Generally speaking — craftsman homes love earthy greens, warm taupes, and rich browns. Ranch-style homes can pull off almost anything but look especially good in soft, warm, horizontal-feeling colors. Cape Cod and colonial styles tend to suit classic palettes — think warm whites, deep navies, or soft greys with punchy shutters. Modern and contemporary homes are where you can take more risks with moody darks, deep teals, and tone-on-tone approaches. And if you’re working with a barndominium or barn-style exterior, the same warmth and earthiness applies in a really big way — those homes thrive in deep greens, warm blacks, and rich wood tones.

If your home has architectural details worth highlighting — corbels, window trim, porch columns — contrasting but complementary trim colors will do that work beautifully. If your home is simpler in silhouette, a bolder body color can be the character.

Don’t Forget the Front Door

A fresh front door color can do more work than an entire exterior repaint, budget-for-budget.
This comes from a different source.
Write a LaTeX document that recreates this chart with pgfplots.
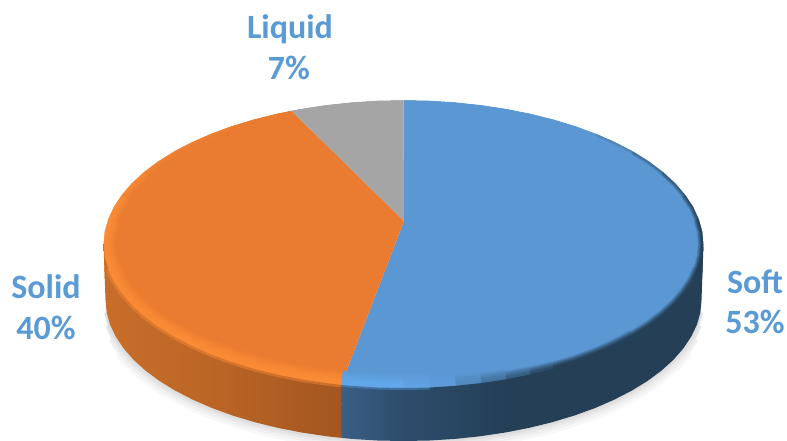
\documentclass[border=0pt]{standalone}
\usepackage{fontspec}
\setmainfont{Carlito}
\usepackage{pgfplots}
\usepackage{pgfplotstable}
\pgfplotsset{compat=1.18}
% slice and edge colours
\definecolor{faceB}{RGB}{91,151,211}
\definecolor{faceO}{RGB}{233,124,48}
\definecolor{faceG}{RGB}{165,165,165}
\definecolor{navy}{RGB}{36,63,86}
\definecolor{lightB}{RGB}{98,168,236}
\definecolor{lightO}{RGB}{250,139,54}
\definecolor{label}{RGB}{91,155,213}
\definecolor{wallB1}{RGB}{58,95,133}
\definecolor{wallB2}{RGB}{46,78,110}
\definecolor{wallO1}{RGB}{200,110,42}
\definecolor{wallO2}{RGB}{186,100,37}
\definecolor{wallO3}{RGB}{163,86,32}
\pgfdeclarehorizontalshading{wallBlue}{100bp}{color(0bp)=(wallB1); color(25bp)=(wallB1); color(33bp)=(wallB2); color(48bp)=(navy); color(100bp)=(navy)}
\pgfdeclarehorizontalshading{wallOrange}{100bp}{color(0bp)=(wallO1); color(25bp)=(wallO1); color(50bp)=(wallO2); color(75bp)=(wallO3); color(100bp)=(wallO3)}
% upper rim of the Soft slice, used for the bevel
\pgfplotstableread{
x y
553.5 119.3
575.6 126.0
596.3 133.7
615.6 142.2
633.3 151.4
649.3 161.4
663.3 172.0
675.4 183.1
685.4 194.8
693.3 206.7
698.9 219.0
702.4 231.4
703.5 244
702.4 256.6
698.9 269.0
693.3 281.3
685.4 293.2
675.4 304.9
663.3 316.0
649.3 326.6
633.3 336.6
615.6 345.8
596.3 354.3
575.6 362.0
553.5 368.7
530.3 374.5
506.1 379.3
481.1 383.1
455.6 385.8
429.7 387.5
403.5 388
377.3 387.5
351.4 385.8
341.1 384.9
}\rimSoft
% upper rim of the Solid slice
\pgfplotstableread{
x y
341.1 384.9
325.9 383.1
300.9 379.3
276.7 374.5
253.5 368.7
231.4 362.0
210.7 354.3
191.4 345.8
173.7 336.6
157.7 326.6
143.7 316.0
131.6 304.9
121.6 293.2
113.7 281.3
108.1 269.0
104.6 256.6
103.5 244
104.6 231.4
108.1 219.0
113.7 206.7
121.6 194.8
131.6 183.1
143.7 172.0
157.7 161.4
173.7 151.4
191.4 142.2
210.7 133.7
231.4 126.0
253.5 119.3
276.7 113.5
291.1 110.5
}\rimSolid
% lower edge of the disc, front half
\pgfplotstableread{
x y
701.5 300
700.4 312.3
697.0 324.5
691.3 336.5
683.5 348.2
673.6 359.6
661.6 370.5
647.6 380.9
631.8 390.6
614.2 399.7
595.1 408.0
574.4 415.5
552.5 422.1
529.4 427.8
505.4 432.5
480.6 436.2
455.2 438.9
429.5 440.5
403.5 441
377.5 440.5
351.8 438.9
341.5 437.9
326.4 436.2
301.6 432.5
277.6 427.8
254.5 422.1
232.6 415.5
211.9 408.0
192.8 399.7
175.2 390.6
159.4 380.9
145.4 370.5
133.4 359.6
123.5 348.2
115.7 336.5
110.0 324.5
106.6 312.3
105.5 300
}\lowerEdge
\begin{document}
\begin{tikzpicture}
\useasboundingbox (0,0) rectangle (787pt,440pt);
\begin{axis}[at={(0,0)},anchor=south west,width=787pt,height=440pt,scale only axis,
  xmin=0,xmax=787,ymin=0,ymax=440,y dir=reverse,hide axis,clip=true]
% top faces of the three slices
\addplot[fill=faceB,draw=none] coordinates {(404,221)(403.5,100)(429.7,100.5)(455.6,102.2)(481.1,104.9)(506.1,108.7)(530.3,113.5)(553.5,119.3)(575.6,126.0)(596.3,133.7)(615.6,142.2)(633.3,151.4)(649.3,161.4)(663.3,172.0)(675.4,183.1)(685.4,194.8)(693.3,206.7)(698.9,219.0)(702.4,231.4)(703.5,244)(702.4,256.6)(698.9,269.0)(693.3,281.3)(685.4,293.2)(675.4,304.9)(663.3,316.0)(649.3,326.6)(633.3,336.6)(615.6,345.8)(596.3,354.3)(575.6,362.0)(553.5,368.7)(530.3,374.5)(506.1,379.3)(481.1,383.1)(455.6,385.8)(429.7,387.5)(403.5,388)(377.3,387.5)(351.4,385.8)(341.1,384.9)} --cycle;
\addplot[fill=faceO,draw=none] coordinates {(404,221)(341.1,384.9)(325.9,383.1)(300.9,379.3)(276.7,374.5)(253.5,368.7)(231.4,362.0)(210.7,354.3)(191.4,345.8)(173.7,336.6)(157.7,326.6)(143.7,316.0)(131.6,304.9)(121.6,293.2)(113.7,281.3)(108.1,269.0)(104.6,256.6)(103.5,244)(104.6,231.4)(108.1,219.0)(113.7,206.7)(121.6,194.8)(131.6,183.1)(143.7,172.0)(157.7,161.4)(173.7,151.4)(191.4,142.2)(210.7,133.7)(231.4,126.0)(253.5,119.3)(276.7,113.5)(291.1,110.5)} --cycle;
\addplot[fill=faceG,draw=none] coordinates {(404,221)(291.1,110.5)(300.9,108.7)(325.9,104.9)(351.4,102.2)(377.3,100.5)(403.5,100)} --cycle;
% bevel along the rim: stacked strokes, narrowest and strongest last
\foreach \k/\t in {7/20,6/40,5/58,4/74,3/88,2/97,1/100}{
  \foreach \a/\b/\c/\s in {2/4/navy!25!faceB/.4,4/6/navy!50!faceB/.5,6/8/navy!70!faceB/.6,8/10/navy!85!faceB/.7,10/14/navy/.8,14/20/navy/.9,20/24/navy/1,24/25/navy!85!faceB/1.1,25/26/navy!65!faceB/1.2,26/27/navy!40!faceB/1.4,27/28/navy!15!faceB/1.6,28/29/lightB!30!faceB/1.8,29/30/lightB!60!faceB/2,30/33/lightB/2}{
    \pgfmathsetmacro\w{2*\k*\s}
    \pgfmathtruncatemacro\e{\b+1}
    \edef\seg{\noexpand\addplot[line width=\w pt,draw={\c!\t!faceB},skip coords between index={0}{\a},skip coords between index={\e}{99}] table {\noexpand\rimSoft};}
    \seg
  }
  \foreach \a/\b/\c/\s in {0/8/lightO/2,8/14/lightO/1.9,14/18/lightO/1.7,18/20/lightO/1.4,20/22/lightO!70!faceO/1.1,22/24/lightO!50!faceO/.8,24/27/lightO!25!faceO/.6}{
    \pgfmathsetmacro\w{2*\k*\s}
    \pgfmathtruncatemacro\e{\b+1}
    \edef\seg{\noexpand\addplot[line width=\w pt,draw={\c!\t!faceO},skip coords between index={0}{\a},skip coords between index={\e}{99}] table {\noexpand\rimSolid};}
    \seg
  }
}
% white surround trims the outer half of the bevel strokes
\addplot[fill=white,draw=none] coordinates {(703.5,244)(702.4,231.4)(698.9,219.0)(693.3,206.7)(685.4,194.8)(675.4,183.1)(663.3,172.0)(649.3,161.4)(633.3,151.4)(615.6,142.2)(596.3,133.7)(575.6,126.0)(553.5,119.3)(530.3,113.5)(506.1,108.7)(481.1,104.9)(455.6,102.2)(429.7,100.5)(403.5,100)(377.3,100.5)(351.4,102.2)(325.9,104.9)(300.9,108.7)(276.7,113.5)(253.5,119.3)(231.4,126.0)(210.7,133.7)(191.4,142.2)(173.7,151.4)(157.7,161.4)(143.7,172.0)(131.6,183.1)(121.6,194.8)(113.7,206.7)(108.1,219.0)(104.6,231.4)(103.5,244)(0,245)(0,0)(787,0)(787,245)} --cycle;
\addplot[fill=white,draw=none] coordinates {(0,244)(103.5,244)(105.5,300)(110.0,324.5)(123.5,348.2)(145.4,370.5)(175.2,390.6)(211.9,408)(254.5,422.1)(301.6,432.5)(351.8,438.9)(403.5,441)(455.2,438.9)(505.4,432.5)(552.5,422.1)(595.1,408)(631.8,390.6)(661.6,370.5)(683.5,348.2)(697,324.5)(701.5,300)(703.5,244)(787,244)(787,440)(0,440)} --cycle;
% soft shadow under the disc, tapering towards both sides
\addplot[line width=22pt,draw={rgb,255:red,248;green,248;blue,248},skip coords between index={0}{4},skip coords between index={34}{99}] table {\lowerEdge};
\addplot[line width=16pt,draw={rgb,255:red,240;green,240;blue,240},skip coords between index={0}{3},skip coords between index={35}{99}] table {\lowerEdge};
\addplot[line width=10pt,draw={rgb,255:red,231;green,231;blue,231},skip coords between index={0}{2},skip coords between index={36}{99}] table {\lowerEdge};
\addplot[line width=5pt,draw={rgb,255:red,222;green,222;blue,222},skip coords between index={0}{1},skip coords between index={37}{99}] table {\lowerEdge};
% side wall of the two front slices
\addplot[shade,shading=wallBlue,draw=none] coordinates {(703.5,244)(702.4,256.6)(698.9,269.0)(693.3,281.3)(685.4,293.2)(675.4,304.9)(663.3,316.0)(649.3,326.6)(633.3,336.6)(615.6,345.8)(596.3,354.3)(575.6,362.0)(553.5,368.7)(530.3,374.5)(506.1,379.3)(481.1,383.1)(455.6,385.8)(429.7,387.5)(403.5,388)(377.3,387.5)(351.4,385.8)(341.1,384.9)(341.5,437.9)(351.8,438.9)(377.5,440.5)(403.5,441)(429.5,440.5)(455.2,438.9)(480.6,436.2)(505.4,432.5)(529.4,427.8)(552.5,422.1)(574.4,415.5)(595.1,408.0)(614.2,399.7)(631.8,390.6)(647.6,380.9)(661.6,370.5)(673.6,359.6)(683.5,348.2)(691.3,336.5)(697.0,324.5)(700.4,312.3)(701.5,300)} --cycle;
\addplot[shade,shading=wallOrange,draw=none] coordinates {(103.5,244)(104.6,256.6)(108.1,269.0)(113.7,281.3)(121.6,293.2)(131.6,304.9)(143.7,316.0)(157.7,326.6)(173.7,336.6)(191.4,345.8)(210.7,354.3)(231.4,362.0)(253.5,368.7)(276.7,374.5)(300.9,379.3)(325.9,383.1)(341.1,384.9)(341.5,437.9)(326.4,436.2)(301.6,432.5)(277.6,427.8)(254.5,422.1)(232.6,415.5)(211.9,408.0)(192.8,399.7)(175.2,390.6)(159.4,380.9)(145.4,370.5)(133.4,359.6)(123.5,348.2)(115.7,336.5)(110.0,324.5)(106.6,312.3)(105.5,300)} --cycle;
% soft transition from the bevel into the wall
\addplot[line width=5pt,draw=lightO,opacity=.45,skip coords between index={15}{99}] table {\rimSolid};
\addplot[line width=4pt,draw=lightB,opacity=.35,skip coords between index={0}{29}] table {\rimSoft};
% labels
\node[anchor=base,font=\fontsize{34}{40}\selectfont\bfseries,text=label] at (axis cs:290,38) {Liquid};
\node[anchor=base,font=\fontsize{34}{40}\selectfont\bfseries,text=label] at (axis cs:289,79) {7\%};
\node[anchor=base,font=\fontsize{34}{40}\selectfont\bfseries,text=label] at (axis cs:755,293) {Soft};
\node[anchor=base,font=\fontsize{34}{40}\selectfont\bfseries,text=label] at (axis cs:755,333) {53\%};
\node[anchor=base,font=\fontsize{34}{40}\selectfont\bfseries,text=label] at (axis cs:46,298) {Solid};
\node[anchor=base,font=\fontsize{34}{40}\selectfont\bfseries,text=label] at (axis cs:46,339) {40\%};
\end{axis}
\end{tikzpicture}
\end{document}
In 2025, the colors landing hardest on front doors are:

  • Deep forest green (still incredible, especially with brass or bronze hardware)
  • Rich burgundy and oxblood reds
  • Warm black (slightly less stark than a true jet black)
  • Mustard and golden yellow on the right house
  • Deep teal or peacock blue

If you’re not ready to commit to a full repaint, start with the door. Honestly, a $60 quart of paint and an afternoon is one of the best curb appeal upgrades you can make — I’m not exaggerating when I say it’s personally one of the most transformative things I’ve seen done to a home’s exterior for almost no money.

Changing your exterior color — even just a door, shutters, or trim — is one of the most impactful things you can do for your home’s personality. 2025 is a great year to experiment. The palette is wider now, the rules are softer, and there’s real room to do something that feels like you rather than just whatever everyone else was doing three years ago.

Take a sample pot. Tape it to the wall. Live with it for a week. Then decide.